▶ [AIM OF THE EXERCISE] Search the data below for "diagram"; list each line that holds it.
## START
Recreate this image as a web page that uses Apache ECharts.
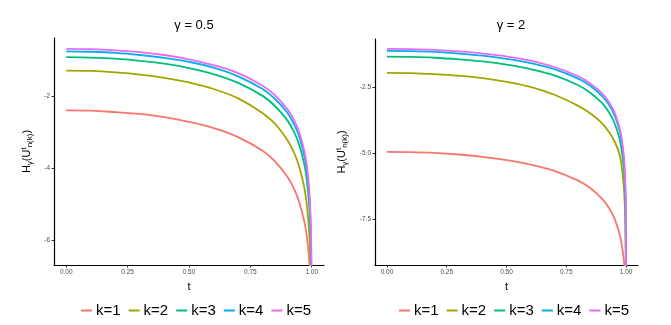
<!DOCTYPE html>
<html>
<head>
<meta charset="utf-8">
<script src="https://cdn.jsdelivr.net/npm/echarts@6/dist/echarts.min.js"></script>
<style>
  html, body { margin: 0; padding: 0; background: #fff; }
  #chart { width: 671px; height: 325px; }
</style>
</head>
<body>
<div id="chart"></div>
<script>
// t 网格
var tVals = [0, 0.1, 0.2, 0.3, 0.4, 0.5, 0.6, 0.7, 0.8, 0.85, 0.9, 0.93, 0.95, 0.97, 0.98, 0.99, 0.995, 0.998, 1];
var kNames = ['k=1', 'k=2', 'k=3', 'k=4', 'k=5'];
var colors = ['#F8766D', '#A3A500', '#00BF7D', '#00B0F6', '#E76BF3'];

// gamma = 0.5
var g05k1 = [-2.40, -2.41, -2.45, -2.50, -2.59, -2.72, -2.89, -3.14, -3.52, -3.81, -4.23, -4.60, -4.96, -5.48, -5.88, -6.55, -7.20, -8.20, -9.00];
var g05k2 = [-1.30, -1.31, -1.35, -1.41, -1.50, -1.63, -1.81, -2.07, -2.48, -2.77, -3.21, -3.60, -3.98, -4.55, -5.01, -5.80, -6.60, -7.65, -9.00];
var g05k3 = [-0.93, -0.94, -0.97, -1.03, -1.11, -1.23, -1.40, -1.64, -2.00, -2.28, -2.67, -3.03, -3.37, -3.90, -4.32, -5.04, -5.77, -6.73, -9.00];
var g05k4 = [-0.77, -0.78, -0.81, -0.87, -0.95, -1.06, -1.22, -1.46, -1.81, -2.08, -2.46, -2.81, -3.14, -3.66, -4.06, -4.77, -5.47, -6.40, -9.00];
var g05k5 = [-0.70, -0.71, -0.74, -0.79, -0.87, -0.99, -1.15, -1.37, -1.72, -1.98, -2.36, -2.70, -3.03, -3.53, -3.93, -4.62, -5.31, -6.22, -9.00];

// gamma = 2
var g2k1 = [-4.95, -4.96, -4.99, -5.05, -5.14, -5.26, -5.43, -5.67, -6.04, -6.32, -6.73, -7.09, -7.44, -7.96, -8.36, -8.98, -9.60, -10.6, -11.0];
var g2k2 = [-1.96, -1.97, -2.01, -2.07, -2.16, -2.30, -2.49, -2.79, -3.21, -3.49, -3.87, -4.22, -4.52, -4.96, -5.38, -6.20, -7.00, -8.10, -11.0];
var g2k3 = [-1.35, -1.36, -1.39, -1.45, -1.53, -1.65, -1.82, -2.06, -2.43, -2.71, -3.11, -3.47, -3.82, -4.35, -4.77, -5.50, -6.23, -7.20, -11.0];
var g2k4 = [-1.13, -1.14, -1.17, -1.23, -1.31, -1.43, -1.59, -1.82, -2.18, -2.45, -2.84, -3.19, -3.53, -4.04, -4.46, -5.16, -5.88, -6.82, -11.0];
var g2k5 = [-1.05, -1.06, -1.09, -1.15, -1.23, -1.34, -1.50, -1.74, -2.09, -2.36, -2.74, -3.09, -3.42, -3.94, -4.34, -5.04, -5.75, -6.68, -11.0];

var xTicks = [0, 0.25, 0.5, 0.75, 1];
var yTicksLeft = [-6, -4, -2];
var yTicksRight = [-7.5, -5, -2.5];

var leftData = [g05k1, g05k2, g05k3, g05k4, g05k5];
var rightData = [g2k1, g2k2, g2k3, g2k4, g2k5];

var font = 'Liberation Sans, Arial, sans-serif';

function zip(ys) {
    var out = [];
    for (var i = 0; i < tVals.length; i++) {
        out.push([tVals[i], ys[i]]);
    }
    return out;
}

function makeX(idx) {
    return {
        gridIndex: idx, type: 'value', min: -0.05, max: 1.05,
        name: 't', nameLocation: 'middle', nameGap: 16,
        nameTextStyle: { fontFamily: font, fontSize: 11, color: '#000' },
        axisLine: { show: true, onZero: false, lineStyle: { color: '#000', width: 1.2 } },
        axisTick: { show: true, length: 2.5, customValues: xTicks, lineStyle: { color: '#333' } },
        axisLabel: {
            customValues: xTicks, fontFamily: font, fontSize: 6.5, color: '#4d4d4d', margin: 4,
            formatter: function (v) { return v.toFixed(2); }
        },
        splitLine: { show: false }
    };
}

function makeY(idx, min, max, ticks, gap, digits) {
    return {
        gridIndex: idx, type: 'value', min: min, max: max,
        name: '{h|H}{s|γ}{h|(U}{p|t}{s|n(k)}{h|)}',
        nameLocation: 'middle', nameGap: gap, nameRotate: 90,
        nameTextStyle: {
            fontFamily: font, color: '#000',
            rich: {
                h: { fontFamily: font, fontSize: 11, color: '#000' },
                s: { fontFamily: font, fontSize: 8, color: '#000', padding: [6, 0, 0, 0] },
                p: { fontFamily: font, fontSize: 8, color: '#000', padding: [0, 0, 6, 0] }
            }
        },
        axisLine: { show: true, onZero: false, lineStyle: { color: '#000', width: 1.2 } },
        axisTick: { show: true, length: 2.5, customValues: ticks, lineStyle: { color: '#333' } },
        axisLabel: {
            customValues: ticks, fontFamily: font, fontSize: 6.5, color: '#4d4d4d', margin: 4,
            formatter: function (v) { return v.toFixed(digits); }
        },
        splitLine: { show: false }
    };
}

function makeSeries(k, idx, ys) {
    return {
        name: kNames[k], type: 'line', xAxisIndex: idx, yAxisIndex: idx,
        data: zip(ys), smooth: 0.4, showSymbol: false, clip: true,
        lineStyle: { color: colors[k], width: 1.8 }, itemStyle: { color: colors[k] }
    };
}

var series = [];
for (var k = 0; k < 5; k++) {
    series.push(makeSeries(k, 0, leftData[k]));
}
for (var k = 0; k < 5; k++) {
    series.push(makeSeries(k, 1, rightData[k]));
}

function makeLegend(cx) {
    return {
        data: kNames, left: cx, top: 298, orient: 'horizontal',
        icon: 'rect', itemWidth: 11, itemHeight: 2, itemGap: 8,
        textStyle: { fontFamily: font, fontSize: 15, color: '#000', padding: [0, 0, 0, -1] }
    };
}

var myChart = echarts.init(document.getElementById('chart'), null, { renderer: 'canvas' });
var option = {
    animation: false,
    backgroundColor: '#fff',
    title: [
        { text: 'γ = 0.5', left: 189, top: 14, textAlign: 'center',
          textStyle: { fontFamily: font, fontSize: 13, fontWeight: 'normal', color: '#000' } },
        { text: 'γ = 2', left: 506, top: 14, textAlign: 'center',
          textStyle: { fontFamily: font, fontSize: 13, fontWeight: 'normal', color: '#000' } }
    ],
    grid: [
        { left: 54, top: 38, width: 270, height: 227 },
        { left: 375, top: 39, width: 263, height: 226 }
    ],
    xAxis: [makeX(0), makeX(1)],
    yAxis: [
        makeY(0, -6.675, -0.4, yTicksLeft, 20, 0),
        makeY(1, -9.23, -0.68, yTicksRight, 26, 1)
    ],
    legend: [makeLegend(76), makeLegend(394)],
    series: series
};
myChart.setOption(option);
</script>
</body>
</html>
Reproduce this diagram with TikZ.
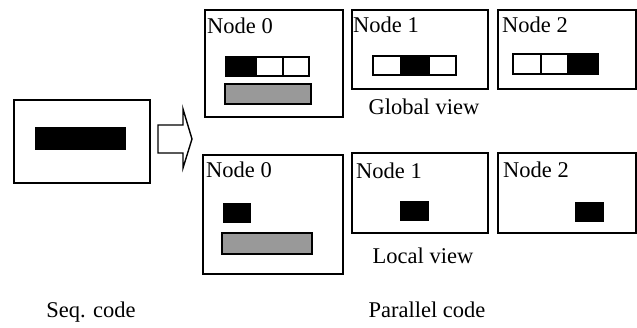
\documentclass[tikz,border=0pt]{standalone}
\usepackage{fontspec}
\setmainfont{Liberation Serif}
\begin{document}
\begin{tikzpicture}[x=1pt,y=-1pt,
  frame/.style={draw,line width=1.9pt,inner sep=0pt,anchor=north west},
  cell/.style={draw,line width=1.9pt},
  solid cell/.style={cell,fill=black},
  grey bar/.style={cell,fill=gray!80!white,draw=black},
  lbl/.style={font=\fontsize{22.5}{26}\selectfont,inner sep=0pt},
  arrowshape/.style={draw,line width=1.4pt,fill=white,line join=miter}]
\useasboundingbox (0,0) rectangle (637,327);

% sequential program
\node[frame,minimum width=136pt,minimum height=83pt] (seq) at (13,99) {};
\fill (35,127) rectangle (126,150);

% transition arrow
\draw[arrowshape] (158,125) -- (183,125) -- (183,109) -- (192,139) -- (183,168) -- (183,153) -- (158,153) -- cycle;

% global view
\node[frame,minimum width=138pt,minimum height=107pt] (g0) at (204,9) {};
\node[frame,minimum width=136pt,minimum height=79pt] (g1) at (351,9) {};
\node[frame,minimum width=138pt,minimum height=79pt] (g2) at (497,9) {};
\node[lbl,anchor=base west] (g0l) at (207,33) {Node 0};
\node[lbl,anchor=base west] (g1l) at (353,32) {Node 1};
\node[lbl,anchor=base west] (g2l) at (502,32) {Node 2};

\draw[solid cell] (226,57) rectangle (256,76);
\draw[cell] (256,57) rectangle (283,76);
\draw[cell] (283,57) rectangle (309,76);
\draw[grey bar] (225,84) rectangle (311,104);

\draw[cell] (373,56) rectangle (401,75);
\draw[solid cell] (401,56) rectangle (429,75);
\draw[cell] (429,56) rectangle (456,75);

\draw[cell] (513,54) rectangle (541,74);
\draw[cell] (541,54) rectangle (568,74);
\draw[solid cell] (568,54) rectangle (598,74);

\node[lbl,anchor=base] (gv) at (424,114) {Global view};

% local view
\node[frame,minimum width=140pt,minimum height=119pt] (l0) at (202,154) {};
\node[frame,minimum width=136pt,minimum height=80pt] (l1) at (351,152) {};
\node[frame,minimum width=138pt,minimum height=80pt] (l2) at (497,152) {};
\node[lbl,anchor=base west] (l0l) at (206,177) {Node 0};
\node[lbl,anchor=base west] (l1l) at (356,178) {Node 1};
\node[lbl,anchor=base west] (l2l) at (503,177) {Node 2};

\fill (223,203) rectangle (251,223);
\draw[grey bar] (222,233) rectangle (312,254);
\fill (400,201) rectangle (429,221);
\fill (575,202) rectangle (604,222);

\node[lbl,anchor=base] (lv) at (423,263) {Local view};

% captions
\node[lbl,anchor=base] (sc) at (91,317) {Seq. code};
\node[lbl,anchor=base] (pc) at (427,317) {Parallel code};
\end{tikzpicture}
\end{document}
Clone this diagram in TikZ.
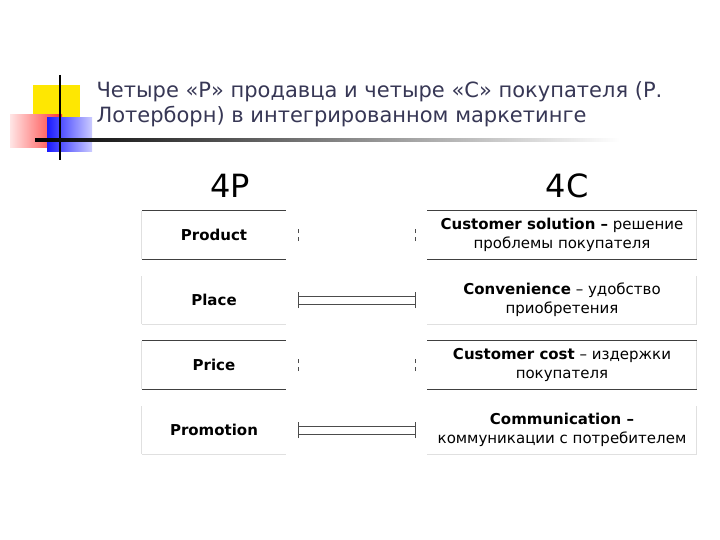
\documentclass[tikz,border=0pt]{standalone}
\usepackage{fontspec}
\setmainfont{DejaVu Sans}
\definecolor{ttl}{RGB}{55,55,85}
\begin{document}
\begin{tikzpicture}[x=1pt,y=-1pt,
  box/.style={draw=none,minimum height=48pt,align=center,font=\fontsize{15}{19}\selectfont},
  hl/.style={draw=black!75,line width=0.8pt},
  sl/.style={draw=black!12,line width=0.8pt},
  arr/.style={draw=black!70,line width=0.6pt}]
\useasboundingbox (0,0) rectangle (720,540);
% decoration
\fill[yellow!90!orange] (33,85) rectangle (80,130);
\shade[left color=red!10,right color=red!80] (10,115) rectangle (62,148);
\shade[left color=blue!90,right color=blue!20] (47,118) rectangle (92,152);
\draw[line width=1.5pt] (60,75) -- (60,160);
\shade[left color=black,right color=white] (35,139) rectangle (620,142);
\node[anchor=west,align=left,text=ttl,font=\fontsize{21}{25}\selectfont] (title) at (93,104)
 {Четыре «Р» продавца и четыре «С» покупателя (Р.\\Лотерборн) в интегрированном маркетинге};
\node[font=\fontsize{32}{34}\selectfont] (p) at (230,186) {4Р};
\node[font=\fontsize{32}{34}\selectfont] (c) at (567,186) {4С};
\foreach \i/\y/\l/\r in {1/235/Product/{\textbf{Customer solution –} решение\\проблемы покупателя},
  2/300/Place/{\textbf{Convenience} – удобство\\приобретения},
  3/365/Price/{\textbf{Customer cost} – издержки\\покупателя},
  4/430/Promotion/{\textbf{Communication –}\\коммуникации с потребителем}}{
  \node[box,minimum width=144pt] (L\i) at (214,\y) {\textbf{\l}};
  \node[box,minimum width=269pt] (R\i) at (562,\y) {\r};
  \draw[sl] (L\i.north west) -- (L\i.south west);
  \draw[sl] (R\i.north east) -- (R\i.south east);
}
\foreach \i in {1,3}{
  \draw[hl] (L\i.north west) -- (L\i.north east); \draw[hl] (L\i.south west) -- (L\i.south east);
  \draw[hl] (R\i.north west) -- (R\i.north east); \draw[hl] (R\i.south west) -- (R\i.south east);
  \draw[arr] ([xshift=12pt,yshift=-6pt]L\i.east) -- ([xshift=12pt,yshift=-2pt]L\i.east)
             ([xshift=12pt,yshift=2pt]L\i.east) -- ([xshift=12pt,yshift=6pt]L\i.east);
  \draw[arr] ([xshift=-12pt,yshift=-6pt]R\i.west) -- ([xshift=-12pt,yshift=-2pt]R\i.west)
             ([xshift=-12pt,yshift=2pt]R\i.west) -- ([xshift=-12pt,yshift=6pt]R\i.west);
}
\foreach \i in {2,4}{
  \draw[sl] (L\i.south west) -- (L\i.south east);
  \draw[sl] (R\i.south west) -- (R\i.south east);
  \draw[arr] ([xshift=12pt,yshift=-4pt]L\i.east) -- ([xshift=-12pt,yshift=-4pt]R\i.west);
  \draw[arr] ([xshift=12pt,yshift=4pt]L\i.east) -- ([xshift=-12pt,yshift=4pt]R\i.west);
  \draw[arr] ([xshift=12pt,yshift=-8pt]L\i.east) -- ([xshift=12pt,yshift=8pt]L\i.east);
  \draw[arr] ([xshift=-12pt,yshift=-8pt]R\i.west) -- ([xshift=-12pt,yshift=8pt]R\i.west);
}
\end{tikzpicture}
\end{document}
## END
▶ [RESPONSE FOR THIS EXERCISE]
Reproduce this diagram with TikZ.
Clone this diagram in TikZ.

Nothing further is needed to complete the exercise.